An organisation’s competitive advantage resides in their executive team’s ability to see and create valuable opportunities that the competition can’t perceive. However, breaking the addiction to repeating the formulas for past successes is a difficult undertaking for the brain.
Five practices businesses could immediately institute for improved performance:
Power of inquiry: Enhance individual and organisational awareness by architecting dialogues within organisations to highlight both hidden limitations and untapped opportunities, e.g. “If constraint X were removed, what impact could it have on the turnover?”
Future outcome thinking: Working backwards from the desired business outcomes can reveal a multitude of different pathways to deliver on the business intent.
Perspective taking: Strategically adopting the position that existing and new competitors could take to undermine an organisation’s strategic direction could reveal and highlight flaws and gaps in current logic and approach.
Framing/Storytelling: Altering the context of key change initiatives so that the organisation sees the possibilities as being bigger than the emotional threat. This can motivate employees to think new and do new.
Enhance personal awareness: Identifying those “hot buttons” that set you off and developing practices for self-regulation.
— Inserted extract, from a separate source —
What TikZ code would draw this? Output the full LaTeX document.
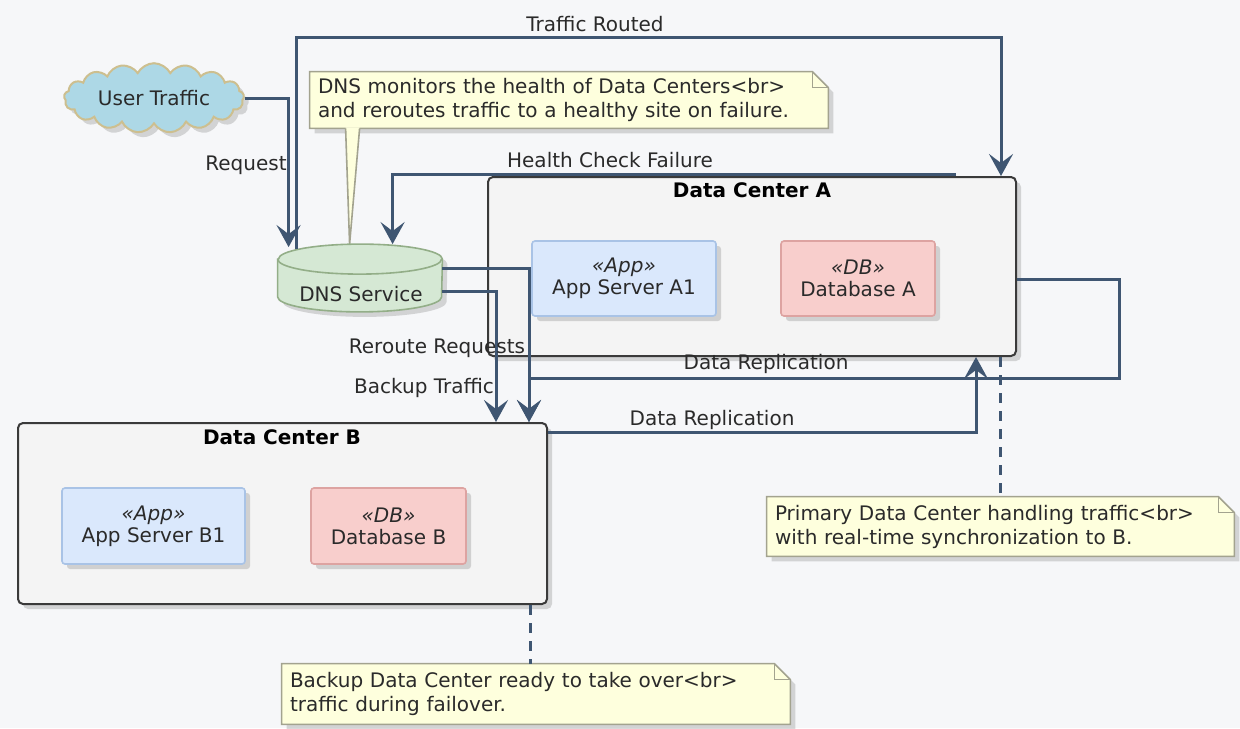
\documentclass[tikz,border=0pt]{standalone}
\usepackage{fontspec}
\setmainfont{DejaVu Sans}
\usetikzlibrary{arrows.meta,shapes.symbols,shadows,calc}
\definecolor{bgc}{HTML}{F6F7F9}
\definecolor{ln}{HTML}{3F5672}
\definecolor{txt}{HTML}{2A2A2A}
\definecolor{cloudf}{HTML}{ADD8E6}
\definecolor{cloudd}{HTML}{CDBF8F}
\definecolor{dnsf}{HTML}{D5E8D4}
\definecolor{dnsd}{HTML}{93AE88}
\definecolor{dcf}{HTML}{F4F4F4}
\definecolor{dcd}{HTML}{3A3A3A}
\definecolor{appf}{HTML}{DAE8FC}
\definecolor{appd}{HTML}{A9C3E6}
\definecolor{dbf}{HTML}{F8CECC}
\definecolor{dbd}{HTML}{DDA3A1}
\definecolor{notef}{HTML}{FEFFDD}
\definecolor{noted}{HTML}{A3A38F}
\pgfdeclarelayer{bglayer}
\pgfdeclarelayer{notelayer}
\pgfsetlayers{bglayer,notelayer,main}
\begin{document}
\begin{tikzpicture}[x=0.5pt,y=-0.5pt,
  font=\fontsize{10}{12}\selectfont, text=txt,
  shad/.style={drop shadow={opacity=0.3, shadow xshift=2.5pt, shadow yshift=-2.5pt}},
  conn/.style={draw=ln, line width=1.5pt, -{Stealth[length=11pt,width=12pt,inset=4.5pt]}},
  dashln/.style={draw=ln, line width=1.5pt, dash pattern=on 5pt off 4pt},
  dc/.style={draw=dcd, fill=dcf, line width=1pt, rounded corners=2.5pt, shad},
  app/.style={draw=appd, fill=appf, line width=0.8pt, rounded corners=1.5pt, shad, align=center, inner sep=0pt, font=\fontsize{10}{11}\selectfont},
  db/.style={draw=dbd, fill=dbf, line width=0.8pt, rounded corners=1.5pt, shad, align=center, inner sep=0pt, font=\fontsize{10}{11}\selectfont},
  notetext/.style={inner xsep=4pt, inner ysep=0pt, align=left},
  notestyle/.style={draw=noted, fill=notef, line width=0.8pt, shad},
  lbl/.style={inner sep=0pt},
  ttl/.style={inner sep=0pt, font=\fontsize{10}{12}\selectfont\bfseries, text=black}
]
\useasboundingbox (0,0) rectangle (1240,728);
\begin{pgfonlayer}{bglayer}
\fill[bgc] (0,0) rectangle (1240,728);
\end{pgfonlayer}

% containers
\node[dc, minimum width=264pt, minimum height=89.5pt] (dca) at (752,266.5) {};
\node[ttl] (dcat) at (752,190) {Data Center A};
\node[app, minimum width=92pt, minimum height=37.5pt] (appa) at (624,278.5) {\textit{«App»}\\App Server A1};
\node[db, minimum width=77pt, minimum height=37.5pt] (dba) at (858,278.5) {\textit{«DB»}\\Database A};

\node[dc, minimum width=264.5pt, minimum height=90.5pt] (dcb) at (282.5,513.5) {};
\node[ttl] (dcbt) at (282,437) {Data Center B};
\node[app, minimum width=91.5pt, minimum height=38pt] (appb) at (153.5,526) {\textit{«App»}\\App Server B1};
\node[db, minimum width=77.5pt, minimum height=38pt] (dbb) at (388.5,526) {\textit{«DB»}\\Database B};

% user cloud
\node[cloud, cloud puffs=17, cloud puff arc=125, aspect=3, draw=cloudd, fill=cloudf, line width=1pt, minimum width=90pt, minimum height=31pt, inner sep=0pt, shad] (user) at (154,98) {User Traffic};

% DNS cylinder
\node[minimum width=82pt, minimum height=33.5pt, inner sep=0pt] (dns) at (360,278) {};
\path[draw=dnsd, fill=dnsf, line width=0.8pt, shad] ($(dns.north west)+(0,15)$) -- ($(dns.south west)+(0,-15)$) arc (180:360:41pt and 7.5pt) -- ($(dns.north east)+(0,15)$) arc (0:180:41pt and 7.5pt) -- cycle;
\draw[dnsd, line width=0.8pt] ($(dns.north west)+(0,15)$) arc (180:360:41pt and 7.5pt);
\node[lbl] (dnst) at (361,294) {DNS Service};

% notes
\node[notetext, minimum width=259pt, minimum height=28pt, text width=251pt] (n1) at (569,100) {DNS monitors the health of Data Centers\textless br\textgreater\\and reroutes traffic to a healthy site on failure.};
\node[notetext, minimum width=233.5pt, minimum height=29.5pt, text width=225.5pt] (n2) at (1000.5,526.5) {Primary Data Center handling traffic\textless br\textgreater\\with real-time synchronization to B.};
\node[notetext, minimum width=254pt, minimum height=30pt, text width=246pt] (n3) at (536,694) {Backup Data Center ready to take over\textless br\textgreater\\traffic during failover.};
\begin{pgfonlayer}{notelayer}
\foreach \n in {n1,n2,n3}{
  \path[notestyle] (\n.north west) -- ($(\n.north east)+(-16,0)$) -- ($(\n.north east)+(0,16)$) -- (\n.south east) -- (\n.south west) -- cycle;
  \draw[noted, line width=0.8pt] ($(\n.north east)+(-16,0)$) -- ($(\n.north east)+(-16,16)$) -- ($(\n.north east)+(0,16)$);
}
\fill[notef] ($(n1.south west)+(36,-1)$) -- ($(dns.north west)+(72,0)$) -- ($(n1.south west)+(50,-1)$) -- cycle;
\draw[noted, line width=0.8pt] ($(n1.south west)+(36,0)$) -- ($(dns.north west)+(72,0)$) -- ($(n1.south west)+(50,0)$);
\end{pgfonlayer}

% connectors
\draw[conn] (user.east) -| ($(dns.north west)+(11,3)$);
\draw[conn] ($(dns.north west)+(19,5)$) |- (700,37) -| ($(dca.north west)+(514,0)$);
\draw[conn] ($(dca.north west)+(469,-2)$) -| ($(dns.north west)+(115,0)$);
\draw[conn] ($(dns.north east)+(0,24)$) -| ($(dcb.north west)+(512,0)$);
\draw[conn] ($(dns.north east)+(0,47)$) -| ($(dcb.north west)+(479,0)$);
\draw[conn] ($(dca.north east)+(0,103)$) -| ($(dca.south east)+(102,21)$) -| ($(dcb.north west)+(512,0)$);
\draw[conn] ($(dcb.north east)+(0,10)$) -| ($(dca.south west)+(489,0)$);

\coordinate (pa) at ($(dca.south west)+(513,0)$);
\coordinate (pb) at ($(dcb.south west)+(513,0)$);
\draw[dashln] (pa) -- (pa |- n2.north);
\draw[dashln] (pb) -- (pb |- n3.north);

% labels
\node[lbl, anchor=east] (lreq) at (287,165) {Request};
\node[lbl] (ltr) at (595,24) {Traffic Routed};
\node[lbl] (lhc) at (610,160) {Health Check Failure};
\node[lbl] (lrr) at (437,348) {Reroute Requests};
\node[lbl] (lbt) at (424,388) {Backup Traffic};
\node[lbl] (ldr1) at (766,364) {Data Replication};
\node[lbl] (ldr2) at (712,420) {Data Replication};
\end{tikzpicture}
\end{document}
This can, for example, be useful in trying to oppose split-second judgements.
Sources: Vyas, V. and Doughty, S. (2017) Hidden Neural Patterns Could Be Limiting Your Performance, IK, Jan 30; Enterprising Oxford, Entrepreneurship 101 (2017) What does it mean to be Entrepreneurial?, Oxford University [Online], Available: http://www.eship.ox.ac.uk/what-does-it-mean-be-entrepreneurial [1 Feb 2017]
Action Point
Embrace your entrepreneurial mindset and exploit your knowledge to create new opportunities. Consider how you can break from your own patterns of thinking. For example, asses how you process information and identify your own ‘hot buttons’.